Last November, Brian Sims became the first openly-gay-elected member of the Pennsylvania House of Representatives, and he has come out hard and fast in creating, and passing, anti-bullying legislation, AKA the Pennsylvania Safe Schools [PASS] Act.
“As many of you can imagine, as a member of the LGBT community myself, such measures are something that I am particularly attuned to. The fact remains that young members of the LGBT community--or those perceived to be--are bullied and otherwise discriminated against at alarming rates. Every study that looks to analyze the impact of bullying has shown there to be lasting, and extremely detrimental effects that can stay with a person for a lifetime.”
But the more interesting aspect about the passing of the PASS Act are the people who have jumped on board: Pennsylvania Republicans. Among the 67 co-sponsors of the bill are not just Sims and members of the LGBT caucus--like fellow representatives, and Democrats, Dan Frankel and Mike Sturla--but more than a few Republicans, including Mike Fleck, a Republican who recently announced, publicly, that he is gay; and some of his fellow Republicans Dan Truitt, Mario Scavello, Todd Rock and Justin Simmons.

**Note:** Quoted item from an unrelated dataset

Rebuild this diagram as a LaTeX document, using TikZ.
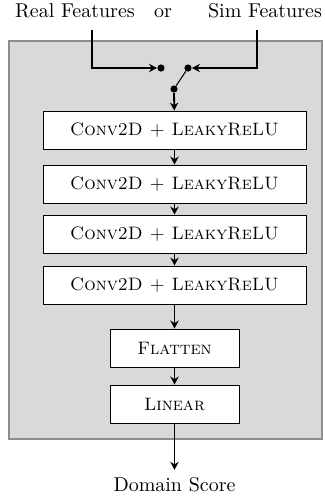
\documentclass[tikz,border=0pt]{standalone}
\usepackage{tikz}
\usetikzlibrary{arrows}
\usetikzlibrary{arrows.meta}

\tikzset{
  layer/.style={draw, fill=white, line width=0.45pt, minimum height=19pt, inner sep=0pt, font=\small},
  wide/.style={layer, minimum width=131.5pt},
  narrow/.style={layer, minimum width=64.5pt},
  flow/.style={line width=0.9pt, -{Stealth[length=4pt,width=4.2pt]}},
  dot/.style={circle, fill=black, inner sep=0pt, minimum size=3.6pt},
  label/.style={anchor=base}
}

\begin{document}
\begin{tikzpicture}[x=0.5pt, y=-0.5pt]
    \useasboundingbox (0,0) rectangle (325,500);
    % outer frame
    \draw[fill=black!15, draw=black!45, line width=1.1pt] (9,41) rectangle (322,439);
    %
    % Inputs
    \node[label] (real) at (75,17) {Real Features};
    \node[label] (or) at (163,17) {or};
    \node[label] (sim) at (265,17) {Sim Features};
    \coordinate (realtop) at (92,30);
    \coordinate (simtop) at (257,30);
    % Switch
    \node[dot] (inR) at (161,68) {};
    \node[dot] (inS) at (188,68) {};
    \node[dot] (sw) at (174,89) {};
    %
    % Layers
    \node[wide] (conv1) at (174.5,130) {\textsc{Conv2D + LeakyReLU}};
    \node[wide] (conv2) at (174.5,184) {\textsc{Conv2D + LeakyReLU}};
    \node[wide] (conv3) at (174.5,234) {\textsc{Conv2D + LeakyReLU}};
    \node[wide] (conv4) at (174.5,285) {\textsc{Conv2D + LeakyReLU}};
    \node[narrow] (flat) at (174.5,348) {\textsc{Flatten}};
    \node[narrow] (lin) at (174.5,404) {\textsc{Linear}};
    \node[label] (score) at (174.5,491) {Domain Score};
    %
    % Edges
  \draw[flow] (realtop) |- (inR);
  \draw[flow] (simtop) |- (inS);
  \draw[line width=0.5pt] (sw) -- (inS);
  \draw[flow] (sw) -- (conv1);
  \draw[flow] (conv1) -- (conv2);
  \draw[flow] (conv2) -- (conv3);
  \draw[flow] (conv3) -- (conv4);
  \draw[flow] (conv4) -- (flat);
  \draw[flow] (flat) -- (lin);
  \draw[flow] (lin) -- (score);
\end{tikzpicture}
\end{document}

“I felt like a major change following the last election cycle wasn’t that there was going to be a ground swell of LGBT Democrats—that support has always been there and has always been strong, but what we’re really beginning to see is the Republican Party get on this issue....[Anti-bullying legislation is] no longer a wedge issue. I think we’re seeing that Republicans who we know have always had LGBT family members, have always had LGBT co-workers and certainly had experience, themselves, with bullying.”
The PASS Act--endorsed by Equality PA and Service Employees International Union [SEIU]--would amend the Public School Code of 1949, by “further providing for program of continuing professional education; and, in safe schools, further providing for definitions, for reporting and for policy relating to bullying and providing for powers and duties of Department of Education.”
Those amendments would include a change in the definition of bullying to say that it is “any written, verbal or physical conduct” related to a characteristic like race, color, religion, and, now, sexual orientation and gender identity. The bill also includes a definition of “cyberbullying.”
“Especially following Matthew Shepard, we saw a whole bunch of states pass anti-bullying legislation, which I call ‘toothless bills. They didn’t specifically enumerate the classes of people that need to be protected. They didn’t have reporting requirements, they didn’t have time frames on reports, they didn’t say what needed to be included in reports and I think this is very different. This bill protects those people from bullying and it will actually curb bullying—not just lend it lip service.”
Hopefully the newfound sense of bipartisanship in Pennsylvania might spread to other states, and hopefully their new anti-bullying legislation will follow suit.